We’ve had a great response to Thursday’s story about the $540,965 the Amoco Reuse Agreement Joint Powers Board allocated to the Three Crowns golf course in the past fiscal year.

We want to keep the discussion going.

But keep these things in mind about this unusual public-private partnership that started in 1998 when Amoco – now BP – signed a 99-year lease agreement with the City of Casper and Natrona County to oversee the development of the property and replace the jobs lost when the refinery closed in 1991.

  • Neither the city nor the county  appropriate any tax money to the ARAJPB for its operations.
  • Neither government directly oversees the activities of the board. Instead, the board is composed of  one member designated by the Casper City Council, one member designated by the Natrona County Commission, and seven at-large members appointed by both governments.
  • BP still owns the approximately 340-acre former refinery site now known as the Platte River Commons.
  • In 2010, BP deeded the approximately 250-acre former tank farm – now known as the Salt Creek Heights Business Center -- north of the river to the ARAJPB, which has installed roads and other infrastructure.
  • BP allocated $28 million to the ARAJPB as part of the lease. The money was to be put to three uses: capital facilities such as Three Crowns; economic development such as the Casper Area Innovation Center; and operations and maintenance.
  • Three Crowns cost about $10 million to develop.
  • The $28 million is separate from BP’s ongoing remediation of the refinery property, which has three times the amount of petrochemicals underground as the Exxon Valdez, which spilled about 11 million gallons of oil in Prince William Sound, Alaska, in 1989.
  • The money is supposed to last for the entire 99-year life of the lease.
  • To supplement the $28 million, the ARAJPB receives money by selling lots at the Salt Creek Heights Business Center, investment income, grants for projects such as the Innovation Center, and rental income from properties such as the Wyoming Oil and Gas Conservation Commission.
  • The Platte River Commons is known as a “brownfields” site. The 2000 Wyoming brownfields law required companies to clean contaminated land to standards for industrial and commercial development, but not to the pristine conditions required for houses.

In other words, office buildings are okay. Golf courses are okay. Hotels are okay because people don’t live there.

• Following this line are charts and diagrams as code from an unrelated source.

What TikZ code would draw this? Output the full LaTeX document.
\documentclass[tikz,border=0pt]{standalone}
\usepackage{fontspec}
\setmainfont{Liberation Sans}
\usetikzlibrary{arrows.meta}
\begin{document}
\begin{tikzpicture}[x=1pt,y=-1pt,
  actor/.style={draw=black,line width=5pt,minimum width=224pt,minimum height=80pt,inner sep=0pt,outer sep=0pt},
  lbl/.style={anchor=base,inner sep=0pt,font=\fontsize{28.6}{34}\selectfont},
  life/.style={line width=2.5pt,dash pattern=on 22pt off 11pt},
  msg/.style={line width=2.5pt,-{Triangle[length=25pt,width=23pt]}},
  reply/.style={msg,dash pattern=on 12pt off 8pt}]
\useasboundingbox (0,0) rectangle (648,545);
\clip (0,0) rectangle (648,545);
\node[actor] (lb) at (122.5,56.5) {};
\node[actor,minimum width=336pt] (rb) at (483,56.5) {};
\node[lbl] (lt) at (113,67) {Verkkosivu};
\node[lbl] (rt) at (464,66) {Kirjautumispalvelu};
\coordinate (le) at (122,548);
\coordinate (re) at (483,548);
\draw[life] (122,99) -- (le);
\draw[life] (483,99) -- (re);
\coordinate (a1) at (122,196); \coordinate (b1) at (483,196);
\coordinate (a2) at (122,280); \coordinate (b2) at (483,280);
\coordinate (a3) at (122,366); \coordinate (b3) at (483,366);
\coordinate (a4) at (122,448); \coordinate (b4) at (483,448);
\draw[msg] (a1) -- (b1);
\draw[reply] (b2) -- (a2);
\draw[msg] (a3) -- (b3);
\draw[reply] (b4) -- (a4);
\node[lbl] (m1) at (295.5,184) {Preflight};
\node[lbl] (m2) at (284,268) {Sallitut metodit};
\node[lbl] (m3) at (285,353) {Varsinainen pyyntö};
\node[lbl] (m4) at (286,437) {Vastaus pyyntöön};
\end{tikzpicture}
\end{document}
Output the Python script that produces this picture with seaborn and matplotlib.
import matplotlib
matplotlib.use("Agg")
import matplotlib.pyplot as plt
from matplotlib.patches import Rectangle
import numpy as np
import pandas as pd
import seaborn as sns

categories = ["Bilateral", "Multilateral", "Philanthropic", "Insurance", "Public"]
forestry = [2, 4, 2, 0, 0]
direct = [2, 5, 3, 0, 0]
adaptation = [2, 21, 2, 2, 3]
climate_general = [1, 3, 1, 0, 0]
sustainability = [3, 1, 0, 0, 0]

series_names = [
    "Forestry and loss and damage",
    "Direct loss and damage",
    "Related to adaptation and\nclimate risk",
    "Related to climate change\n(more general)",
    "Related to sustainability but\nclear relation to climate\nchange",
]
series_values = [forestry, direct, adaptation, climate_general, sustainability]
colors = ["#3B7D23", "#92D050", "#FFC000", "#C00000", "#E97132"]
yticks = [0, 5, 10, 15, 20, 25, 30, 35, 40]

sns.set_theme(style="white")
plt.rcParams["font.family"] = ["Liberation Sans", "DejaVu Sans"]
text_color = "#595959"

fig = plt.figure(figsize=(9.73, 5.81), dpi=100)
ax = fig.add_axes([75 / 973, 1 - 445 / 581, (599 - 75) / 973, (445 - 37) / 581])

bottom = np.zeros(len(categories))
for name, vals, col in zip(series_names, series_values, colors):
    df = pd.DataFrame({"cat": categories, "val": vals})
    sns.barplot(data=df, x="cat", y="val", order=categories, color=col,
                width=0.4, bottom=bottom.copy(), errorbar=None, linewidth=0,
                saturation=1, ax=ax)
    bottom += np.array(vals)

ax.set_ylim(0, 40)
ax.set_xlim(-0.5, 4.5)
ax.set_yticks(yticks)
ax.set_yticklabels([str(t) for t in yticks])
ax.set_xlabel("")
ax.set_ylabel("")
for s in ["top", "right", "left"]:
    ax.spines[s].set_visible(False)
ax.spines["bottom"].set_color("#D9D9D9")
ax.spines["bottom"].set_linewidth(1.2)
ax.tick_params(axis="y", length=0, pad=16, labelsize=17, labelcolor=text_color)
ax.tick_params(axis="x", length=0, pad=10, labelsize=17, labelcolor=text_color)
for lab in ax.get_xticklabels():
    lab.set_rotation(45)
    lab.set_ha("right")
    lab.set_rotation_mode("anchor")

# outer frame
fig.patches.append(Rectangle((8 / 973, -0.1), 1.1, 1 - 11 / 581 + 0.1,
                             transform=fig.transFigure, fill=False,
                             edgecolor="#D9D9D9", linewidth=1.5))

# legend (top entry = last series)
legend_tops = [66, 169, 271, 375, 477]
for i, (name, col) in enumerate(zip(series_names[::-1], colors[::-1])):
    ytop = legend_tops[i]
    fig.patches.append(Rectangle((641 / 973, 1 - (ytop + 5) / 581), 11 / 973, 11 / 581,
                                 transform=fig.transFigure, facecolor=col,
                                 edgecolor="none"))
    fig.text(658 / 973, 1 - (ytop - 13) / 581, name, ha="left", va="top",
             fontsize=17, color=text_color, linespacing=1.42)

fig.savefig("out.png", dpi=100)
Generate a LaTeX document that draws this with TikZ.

According to the lease agreement, residential subdivisions are not okay, nor are dry cleaners and zoos.

Some of you have suggested a zoo, a race track, motocross track, a botanical garden, an arcade, an amusement park, a water park, and a traditional park.

On the other hand, Three Crowns has drained the ARAJPB's coffers by nearly $5 million since the golf course opened in 2004.

Some also have suggested lowering fees to golf. That, however, is up to the course’s manager OB Sports of Scottsdale, Ariz.

Keep in mind that whatever you suggest will cost money.

Regardless, go for it with the suggestions.